Hapkido Attendance Policy
The benefits of practicing a martial art can only be attained through regular practice. Attendance (also known as dedication) is “the great leveler.” This is because the amount we choose to participate in an activity is a factor we largely control ourselves, unlike other factors such as body size, age or natural athletic ability. “Ninety percent of success is just showing up” applies especially to the martial arts.
- Shows lack of courtesy to classmates
- Shows lack of respect for instructors
- Makes it difficult for instructors to plan lessons
- Increases risk of injury to yourself and others
- Shows poor self-discipline and time-management skills
- Slows or halts your progress in learning Hapkido
The Attendance Policy is as follows:
1. We realize that practicing Hapkido is not for everyone. If you sign up for the class and later decide that you are not interested in participating, please let the instructor know. No refunds of class fees will be given.
2. Attendance will be the major factor used to determine who is ready to test for the next rank. We do not keep records, but the instructors are aware of who has been coming to class regularly. If you do not come to class, you will not be allowed to advance to the next belt.
3. Occasional attendance is strongly discouraged. Showing up for class a few times, then taking a few weeks off, and alternating between the two is not acceptable. It shows that Hapkido is low on your list of priorities and it affects the morale of the club as a whole. If you must miss class for an extended period of time (due to injury, illness or chronic work/class conflicts) please inform the instructors, so that we do not think that you have quit.
If you cannot make a real commitment to learning Hapkido, you will not be permitted to participate.
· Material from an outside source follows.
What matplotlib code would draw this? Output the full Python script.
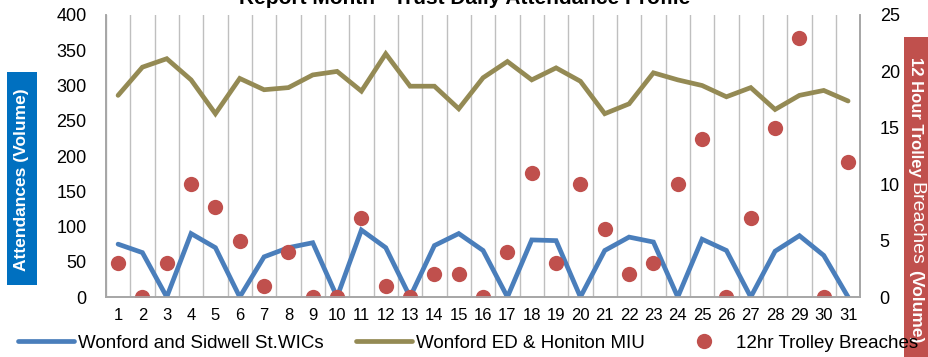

The risk of injury (to both yourself and others) is too serious to allow intermittent participation.
4. Instructors understand that everyone must miss class occasionally, and the reasons that you miss class are your own business. You should not feel guilty if you must occasionally miss class for one of the following reasons:
- family commitments
- exams scheduled during Hapkido class time
- occasional work conflicts
- weather-related travel hazards
However, if you are missing class more than a few times a semester for these alternate following reasons, then you should question whether you really wish to continue your practice of Hapkido:
- you think you need to study for an upcoming exam or finish a paper that you have known about for a long time, because you didn’t plan ahead to allocate time for Hapkido
- you’d rather go out with friends
- you simply don’t feel like working out, not due to illness (not feeling like working out doesn’t indicate poor self-discipline – skipping class because you don’t feel like working out does)
Successful people aren’t committed to their goals only some of the time, they are committed even in the face of obstacles. See you all in class!